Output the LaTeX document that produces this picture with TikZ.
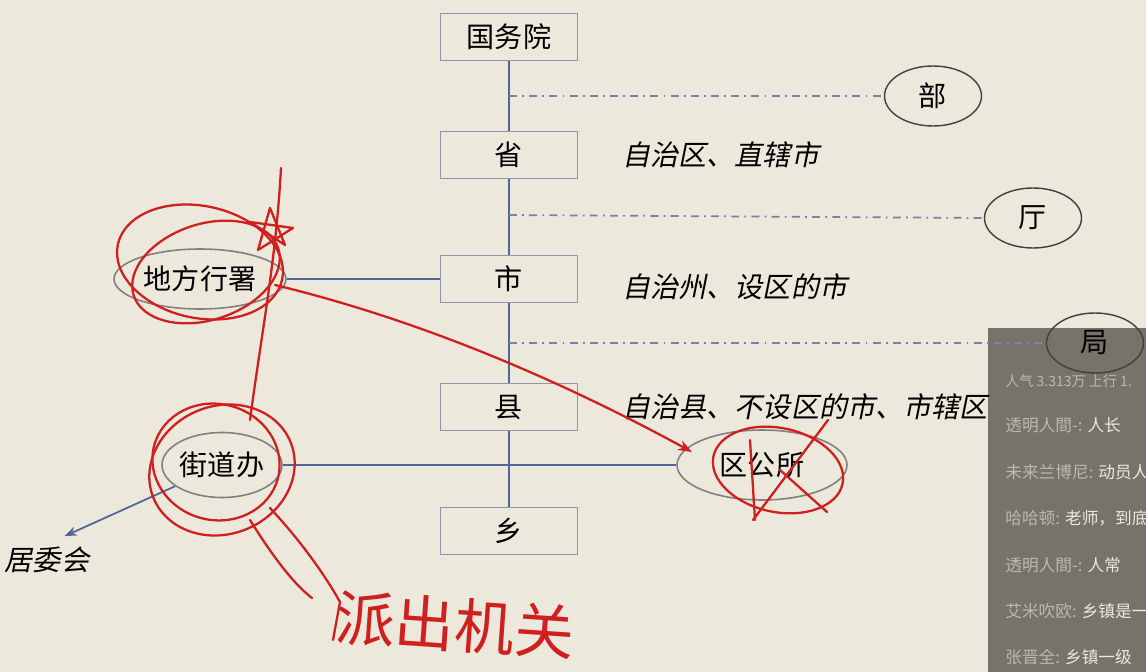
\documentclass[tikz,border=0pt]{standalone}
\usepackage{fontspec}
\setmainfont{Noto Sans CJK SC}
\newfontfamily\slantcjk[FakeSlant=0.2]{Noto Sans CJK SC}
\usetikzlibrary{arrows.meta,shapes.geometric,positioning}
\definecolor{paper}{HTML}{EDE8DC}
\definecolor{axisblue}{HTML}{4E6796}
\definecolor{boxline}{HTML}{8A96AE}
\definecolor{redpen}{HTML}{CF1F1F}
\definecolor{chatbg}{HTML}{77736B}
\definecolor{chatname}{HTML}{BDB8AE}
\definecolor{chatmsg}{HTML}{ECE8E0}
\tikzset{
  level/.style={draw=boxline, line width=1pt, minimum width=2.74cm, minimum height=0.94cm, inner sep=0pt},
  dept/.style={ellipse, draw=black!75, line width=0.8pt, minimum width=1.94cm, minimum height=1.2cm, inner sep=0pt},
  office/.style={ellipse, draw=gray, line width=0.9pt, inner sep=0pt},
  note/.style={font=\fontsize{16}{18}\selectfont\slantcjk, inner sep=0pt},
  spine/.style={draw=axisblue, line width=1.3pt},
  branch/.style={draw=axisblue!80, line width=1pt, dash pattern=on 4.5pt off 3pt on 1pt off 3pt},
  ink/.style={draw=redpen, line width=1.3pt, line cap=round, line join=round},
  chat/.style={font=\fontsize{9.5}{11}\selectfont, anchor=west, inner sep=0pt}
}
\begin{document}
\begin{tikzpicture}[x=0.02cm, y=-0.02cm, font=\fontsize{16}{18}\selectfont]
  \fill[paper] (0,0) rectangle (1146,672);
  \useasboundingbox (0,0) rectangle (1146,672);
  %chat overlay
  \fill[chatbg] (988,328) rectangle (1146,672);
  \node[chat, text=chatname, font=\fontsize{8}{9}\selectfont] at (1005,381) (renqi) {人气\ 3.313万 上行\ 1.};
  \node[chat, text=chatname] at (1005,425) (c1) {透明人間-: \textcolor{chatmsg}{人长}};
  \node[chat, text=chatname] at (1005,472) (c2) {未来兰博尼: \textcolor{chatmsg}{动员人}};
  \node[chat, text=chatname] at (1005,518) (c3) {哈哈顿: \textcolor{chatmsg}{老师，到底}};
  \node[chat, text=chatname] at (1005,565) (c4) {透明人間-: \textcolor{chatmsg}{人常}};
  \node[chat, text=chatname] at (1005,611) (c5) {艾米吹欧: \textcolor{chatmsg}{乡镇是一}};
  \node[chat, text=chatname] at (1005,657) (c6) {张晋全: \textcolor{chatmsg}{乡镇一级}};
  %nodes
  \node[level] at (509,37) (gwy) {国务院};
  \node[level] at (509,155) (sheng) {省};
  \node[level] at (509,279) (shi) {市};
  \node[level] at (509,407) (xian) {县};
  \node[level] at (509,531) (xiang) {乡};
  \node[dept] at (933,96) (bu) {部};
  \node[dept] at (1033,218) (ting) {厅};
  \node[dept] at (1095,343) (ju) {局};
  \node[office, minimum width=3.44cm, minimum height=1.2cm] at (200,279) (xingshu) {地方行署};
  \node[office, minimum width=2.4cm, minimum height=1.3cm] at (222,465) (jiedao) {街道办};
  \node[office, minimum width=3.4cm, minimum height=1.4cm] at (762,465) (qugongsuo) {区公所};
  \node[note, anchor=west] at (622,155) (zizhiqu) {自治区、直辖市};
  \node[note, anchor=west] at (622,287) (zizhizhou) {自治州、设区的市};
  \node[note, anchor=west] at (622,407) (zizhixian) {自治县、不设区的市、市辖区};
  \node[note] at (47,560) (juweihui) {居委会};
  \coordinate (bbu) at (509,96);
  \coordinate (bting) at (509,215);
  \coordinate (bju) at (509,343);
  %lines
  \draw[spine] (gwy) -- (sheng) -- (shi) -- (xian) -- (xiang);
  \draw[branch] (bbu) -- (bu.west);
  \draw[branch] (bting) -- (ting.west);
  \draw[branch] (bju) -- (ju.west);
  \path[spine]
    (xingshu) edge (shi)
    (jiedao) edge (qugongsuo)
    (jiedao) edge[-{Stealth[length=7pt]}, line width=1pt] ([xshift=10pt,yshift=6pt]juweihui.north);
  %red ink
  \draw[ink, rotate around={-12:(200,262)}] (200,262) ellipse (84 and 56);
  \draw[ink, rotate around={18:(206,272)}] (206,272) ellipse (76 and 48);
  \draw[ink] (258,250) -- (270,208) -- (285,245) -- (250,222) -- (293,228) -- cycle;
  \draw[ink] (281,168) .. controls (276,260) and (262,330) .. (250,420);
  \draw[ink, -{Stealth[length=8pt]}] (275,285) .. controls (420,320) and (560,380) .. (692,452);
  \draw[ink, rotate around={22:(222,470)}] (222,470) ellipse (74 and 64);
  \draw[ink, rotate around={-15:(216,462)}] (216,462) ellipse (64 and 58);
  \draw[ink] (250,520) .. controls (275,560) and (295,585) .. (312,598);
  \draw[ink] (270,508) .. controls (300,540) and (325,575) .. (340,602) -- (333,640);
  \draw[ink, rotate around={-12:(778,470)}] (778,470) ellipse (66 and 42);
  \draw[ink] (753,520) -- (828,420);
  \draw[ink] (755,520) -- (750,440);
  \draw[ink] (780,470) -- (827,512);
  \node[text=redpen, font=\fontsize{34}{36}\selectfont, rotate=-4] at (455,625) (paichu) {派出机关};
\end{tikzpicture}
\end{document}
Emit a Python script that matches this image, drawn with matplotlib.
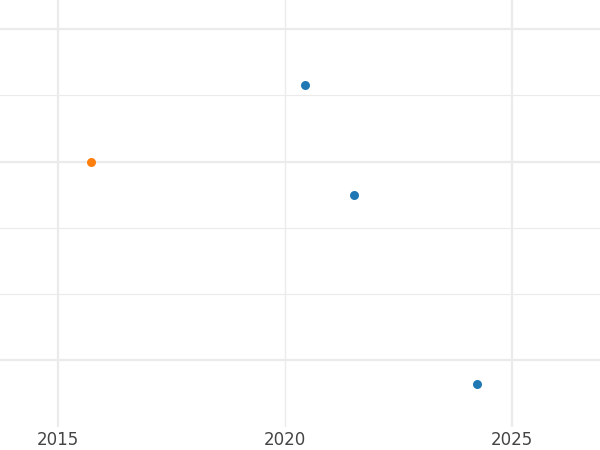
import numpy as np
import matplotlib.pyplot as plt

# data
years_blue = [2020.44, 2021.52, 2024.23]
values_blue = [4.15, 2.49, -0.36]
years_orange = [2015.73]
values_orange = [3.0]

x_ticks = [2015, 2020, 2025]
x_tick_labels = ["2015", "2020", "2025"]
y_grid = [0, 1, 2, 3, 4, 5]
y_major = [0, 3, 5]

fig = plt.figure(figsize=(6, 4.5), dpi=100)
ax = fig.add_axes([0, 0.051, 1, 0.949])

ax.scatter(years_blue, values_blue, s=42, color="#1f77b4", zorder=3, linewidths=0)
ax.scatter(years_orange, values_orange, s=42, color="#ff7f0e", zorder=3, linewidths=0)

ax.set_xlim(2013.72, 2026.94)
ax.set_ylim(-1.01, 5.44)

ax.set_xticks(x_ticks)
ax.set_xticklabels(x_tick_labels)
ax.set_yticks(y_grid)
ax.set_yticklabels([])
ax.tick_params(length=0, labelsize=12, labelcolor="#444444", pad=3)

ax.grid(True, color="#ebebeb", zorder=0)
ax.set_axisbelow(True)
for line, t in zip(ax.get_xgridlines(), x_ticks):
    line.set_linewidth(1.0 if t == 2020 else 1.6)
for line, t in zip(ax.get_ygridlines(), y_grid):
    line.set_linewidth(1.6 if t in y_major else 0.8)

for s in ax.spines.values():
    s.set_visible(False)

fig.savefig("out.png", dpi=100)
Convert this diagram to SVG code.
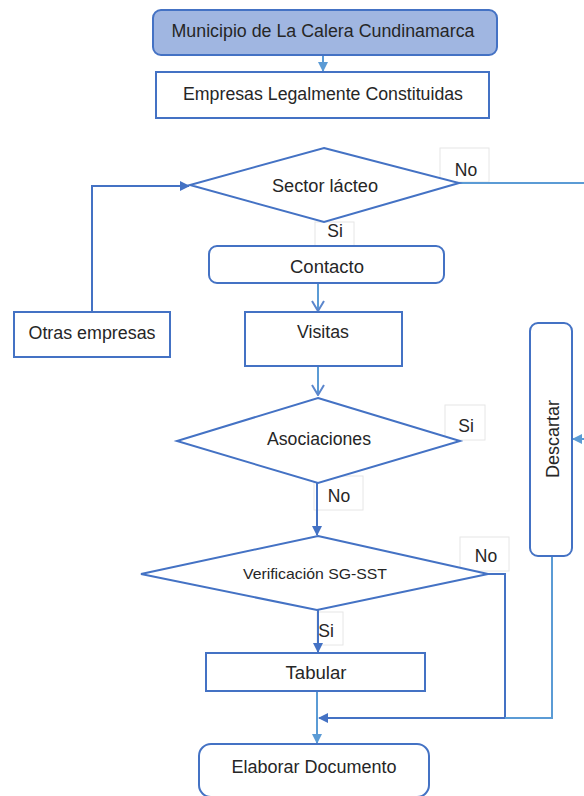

- **Work required**
Your task is to return the entries above exactly, with no pictures.

- **Final result**
Output the LaTeX document that produces this picture with TikZ.
\documentclass[tikz,border=0pt]{standalone}
\usepackage{fontspec}
\setmainfont{Noto Sans CJK SC}
\newfontfamily\slantcjk[FakeSlant=0.2]{Noto Sans CJK SC}
\usetikzlibrary{arrows.meta,shapes.geometric,positioning}
\definecolor{paper}{HTML}{EDE8DC}
\definecolor{axisblue}{HTML}{4E6796}
\definecolor{boxline}{HTML}{8A96AE}
\definecolor{redpen}{HTML}{CF1F1F}
\definecolor{chatbg}{HTML}{77736B}
\definecolor{chatname}{HTML}{BDB8AE}
\definecolor{chatmsg}{HTML}{ECE8E0}
\tikzset{
  level/.style={draw=boxline, line width=1pt, minimum width=2.74cm, minimum height=0.94cm, inner sep=0pt},
  dept/.style={ellipse, draw=black!75, line width=0.8pt, minimum width=1.94cm, minimum height=1.2cm, inner sep=0pt},
  office/.style={ellipse, draw=gray, line width=0.9pt, inner sep=0pt},
  note/.style={font=\fontsize{16}{18}\selectfont\slantcjk, inner sep=0pt},
  spine/.style={draw=axisblue, line width=1.3pt},
  branch/.style={draw=axisblue!80, line width=1pt, dash pattern=on 4.5pt off 3pt on 1pt off 3pt},
  ink/.style={draw=redpen, line width=1.3pt, line cap=round, line join=round},
  chat/.style={font=\fontsize{9.5}{11}\selectfont, anchor=west, inner sep=0pt}
}
\begin{document}
\begin{tikzpicture}[x=0.02cm, y=-0.02cm, font=\fontsize{16}{18}\selectfont]
  \fill[paper] (0,0) rectangle (1146,672);
  \useasboundingbox (0,0) rectangle (1146,672);
  %chat overlay
  \fill[chatbg] (988,328) rectangle (1146,672);
  \node[chat, text=chatname, font=\fontsize{8}{9}\selectfont] at (1005,381) (renqi) {人气\ 3.313万 上行\ 1.};
  \node[chat, text=chatname] at (1005,425) (c1) {透明人間-: \textcolor{chatmsg}{人长}};
  \node[chat, text=chatname] at (1005,472) (c2) {未来兰博尼: \textcolor{chatmsg}{动员人}};
  \node[chat, text=chatname] at (1005,518) (c3) {哈哈顿: \textcolor{chatmsg}{老师，到底}};
  \node[chat, text=chatname] at (1005,565) (c4) {透明人間-: \textcolor{chatmsg}{人常}};
  \node[chat, text=chatname] at (1005,611) (c5) {艾米吹欧: \textcolor{chatmsg}{乡镇是一}};
  \node[chat, text=chatname] at (1005,657) (c6) {张晋全: \textcolor{chatmsg}{乡镇一级}};
  %nodes
  \node[level] at (509,37) (gwy) {国务院};
  \node[level] at (509,155) (sheng) {省};
  \node[level] at (509,279) (shi) {市};
  \node[level] at (509,407) (xian) {县};
  \node[level] at (509,531) (xiang) {乡};
  \node[dept] at (933,96) (bu) {部};
  \node[dept] at (1033,218) (ting) {厅};
  \node[dept] at (1095,343) (ju) {局};
  \node[office, minimum width=3.44cm, minimum height=1.2cm] at (200,279) (xingshu) {地方行署};
  \node[office, minimum width=2.4cm, minimum height=1.3cm] at (222,465) (jiedao) {街道办};
  \node[office, minimum width=3.4cm, minimum height=1.4cm] at (762,465) (qugongsuo) {区公所};
  \node[note, anchor=west] at (622,155) (zizhiqu) {自治区、直辖市};
  \node[note, anchor=west] at (622,287) (zizhizhou) {自治州、设区的市};
  \node[note, anchor=west] at (622,407) (zizhixian) {自治县、不设区的市、市辖区};
  \node[note] at (47,560) (juweihui) {居委会};
  \coordinate (bbu) at (509,96);
  \coordinate (bting) at (509,215);
  \coordinate (bju) at (509,343);
  %lines
  \draw[spine] (gwy) -- (sheng) -- (shi) -- (xian) -- (xiang);
  \draw[branch] (bbu) -- (bu.west);
  \draw[branch] (bting) -- (ting.west);
  \draw[branch] (bju) -- (ju.west);
  \path[spine]
    (xingshu) edge (shi)
    (jiedao) edge (qugongsuo)
    (jiedao) edge[-{Stealth[length=7pt]}, line width=1pt] ([xshift=10pt,yshift=6pt]juweihui.north);
  %red ink
  \draw[ink, rotate around={-12:(200,262)}] (200,262) ellipse (84 and 56);
  \draw[ink, rotate around={18:(206,272)}] (206,272) ellipse (76 and 48);
  \draw[ink] (258,250) -- (270,208) -- (285,245) -- (250,222) -- (293,228) -- cycle;
  \draw[ink] (281,168) .. controls (276,260) and (262,330) .. (250,420);
  \draw[ink, -{Stealth[length=8pt]}] (275,285) .. controls (420,320) and (560,380) .. (692,452);
  \draw[ink, rotate around={22:(222,470)}] (222,470) ellipse (74 and 64);
  \draw[ink, rotate around={-15:(216,462)}] (216,462) ellipse (64 and 58);
  \draw[ink] (250,520) .. controls (275,560) and (295,585) .. (312,598);
  \draw[ink] (270,508) .. controls (300,540) and (325,575) .. (340,602) -- (333,640);
  \draw[ink, rotate around={-12:(778,470)}] (778,470) ellipse (66 and 42);
  \draw[ink] (753,520) -- (828,420);
  \draw[ink] (755,520) -- (750,440);
  \draw[ink] (780,470) -- (827,512);
  \node[text=redpen, font=\fontsize{34}{36}\selectfont, rotate=-4] at (455,625) (paichu) {派出机关};
\end{tikzpicture}
\end{document}
Emit a Python script that matches this image, drawn with matplotlib.
import numpy as np
import matplotlib.pyplot as plt

# data
years_blue = [2020.44, 2021.52, 2024.23]
values_blue = [4.15, 2.49, -0.36]
years_orange = [2015.73]
values_orange = [3.0]

x_ticks = [2015, 2020, 2025]
x_tick_labels = ["2015", "2020", "2025"]
y_grid = [0, 1, 2, 3, 4, 5]
y_major = [0, 3, 5]

fig = plt.figure(figsize=(6, 4.5), dpi=100)
ax = fig.add_axes([0, 0.051, 1, 0.949])

ax.scatter(years_blue, values_blue, s=42, color="#1f77b4", zorder=3, linewidths=0)
ax.scatter(years_orange, values_orange, s=42, color="#ff7f0e", zorder=3, linewidths=0)

ax.set_xlim(2013.72, 2026.94)
ax.set_ylim(-1.01, 5.44)

ax.set_xticks(x_ticks)
ax.set_xticklabels(x_tick_labels)
ax.set_yticks(y_grid)
ax.set_yticklabels([])
ax.tick_params(length=0, labelsize=12, labelcolor="#444444", pad=3)

ax.grid(True, color="#ebebeb", zorder=0)
ax.set_axisbelow(True)
for line, t in zip(ax.get_xgridlines(), x_ticks):
    line.set_linewidth(1.0 if t == 2020 else 1.6)
for line, t in zip(ax.get_ygridlines(), y_grid):
    line.set_linewidth(1.6 if t in y_major else 0.8)

for s in ax.spines.values():
    s.set_visible(False)

fig.savefig("out.png", dpi=100)
Convert this diagram to SVG code.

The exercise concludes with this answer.